My first lesson was with the positive Mr. R. I really love how he teaches. We went through Rhythm (except Swing – no one is willing to go there yet). He reinforced the swivel idea and then taught me four variations on a cross body lead in Cha Cha. It was so much fun to try and figure out what he was doing next and my swiveling and footwork are coming along nicely.

Then I had my first lesson with Teach #1 since February. Yes, it’s been that long! He decided to review Smooth with me. I haven’t done much Smooth since my injury and I’ve almost forgotten how he dances (remember the eye stuff), so there was more than just remembering technique, I needed to relearn our connection. Here is where my rant starts… He was on me like a drill sergeant. NOTHING was right. My feet weren’t together enough. My frame could be better. Get lower. Now I’m too low. Head too far left. Everything was wrong. Everything. It was completely discouraging. I know I’m rusty, but the delivery of this information was NOT good. He was whining at me. I’m incredibly sensitive. Gentle reminders are ok. Whining and harping at me and telling me that I’ve been so much better doesn’t do anything but get me depressed.

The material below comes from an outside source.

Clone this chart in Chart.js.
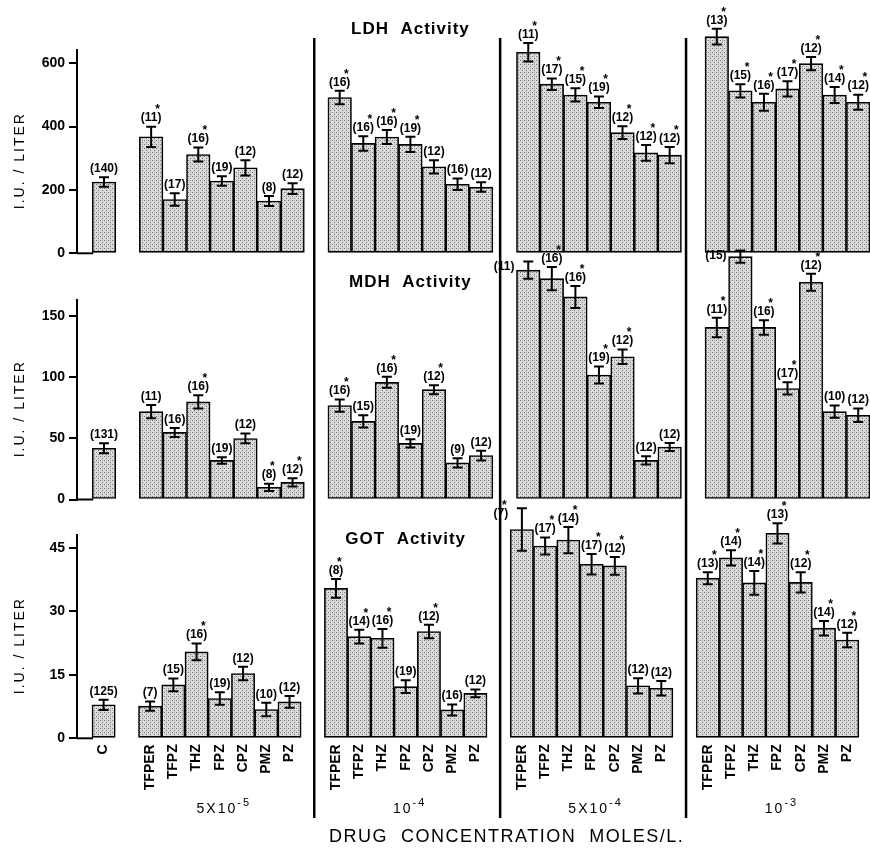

It also gets me thinking. This is dangerous. I started thinking about our lessons this year. I thought about what I would have written here about my lessons. There should be something to take note of after each lesson. You know what? I wouldn’t have anything to write. I’m either making zero progress because I’ve reached my personal high point, or, Teach #1 hasn’t been teaching me in a good way. Every week I should get a new step to help reinforce a technique or I should get arm styling to use with a step I already am comfortable with. Something! Do you know Teach #1 hasn’t taught me a new step this year? I’m barely Intermediate Bronze, there has to be something to play with. Teach #1 is obsessed with my feet being together. It’s his thing. If my legs and ankles aren’t making love every moment, he’s going to just keep harping on it. Then we get nothing else done. I know this needs to happen. My feet need to get together. You should see the scars on my feet and ankles where my heels have scratched flesh over this. But here’s my whine (as if the rest isn’t enough), I’m paying a lot of hard earned money to this studio. I feel like there need to be some balance here. After last week, I’m feeling a bit like I’m pissing it all away. I could go on some beautiful vacations to hear the same thing about my feet being together. I KNOW. They just don’t always listen during warm up. MOVE ON for a minute. I grasp many things quickly. Why do I have to devote hours to something when a simple reminder will work?! Or, just wait until after our warm up to start harping at me. It’s a warm up for a reason.

I want to talk to him a bit, but this past week I was so discouraged and was feeling so lousy about myself that I didn’t have the guts. Maybe I’ll be able to tomorrow. I’m still a bit raw. So, my childish rant is over for now. Another cup of tea would be lovely.

…Where I Have Fear For No Reason

I scheduled my first post-injury lesson. Cue the butterflies. I am so nervous. Here is where I have more questions than answers, again. Seems to me this is a recurring theme. Gird your loins.

What if they make a production out of my return? I could end up on Facebook if they get crazy! What if no one notices? That could be equally upsetting. What if I have forgotten everything? It’s been two months. An eternity. I only have a year and a half of dance experience. I’m barely intermediate bronze. Can they demote me? Why do I freak out about ridiculous things? This entire post is completely crazy!
The first three months of lessons I took were in a fasted or near fasted state. Why? I was too nervous to eat. Not eating would indicate that I don’t like dancing. Not the case. I tend toward perfectionism (only child) and I want everyone, my teacher in particular, to be proud of me. Since I am never pleased with my performance, seeing others pleased is as good as it gets. Plus I enjoy tricking my own mind into making my body move in ways it thinks are impossible. It’s satisfying. Does that make sense?
My thought are with the other bloggers who have much more pressing reasons to be nervous. But today, I am having my own freak out moment.